Interestingly there are U.S. national laws forbidding the marital practice of polygamy (multiple wives for one husband), and there was major conflict in the 19th century between the U.S. government and Mormon church over the issue.  I would understand today’s Supreme Court ruling to also invalidate such national laws as well, since it ruled the national government can’t make laws differentiating between any State approved form of marriage - allowing any individual U.S. State to permit and legalize polygamy marriages (or polygyny marriages, one wife multiple husbands) and requiring the national government to apply appropriate marriage tax rates, inheritance and visitation benefits – should any individual U.S. State be inclined to pass such laws. 

The point is, this is now a “local” issue in U.S. States, and people with opinions on the morality or permissibility of such should take it up with their State legislators and governor – or consider moving to a State that fits their moral position.

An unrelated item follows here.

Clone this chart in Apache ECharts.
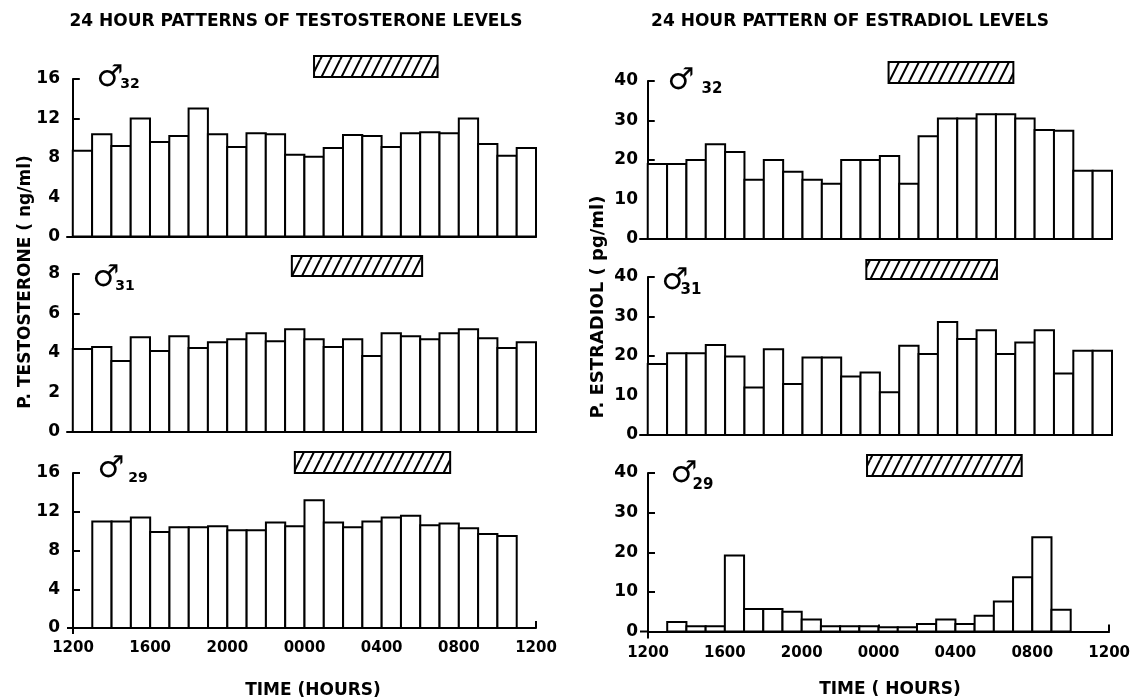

A final note.  The U.S. media, both television and movies, has made a full court press to expose and normalize opinions about same gender relationships for over a decade (or even present them as superior to hetero-normal marriages).  Clearly they’ve been effective.  The media entertainment complex has an agenda and a measurable impact.

Who will be the proponent for “normal” marriages?  For a lifetime commitment?  For both parents, of opposite genders, raising their children in their own home?

Attacking “normal” marriage has consequences, which all of society will pay.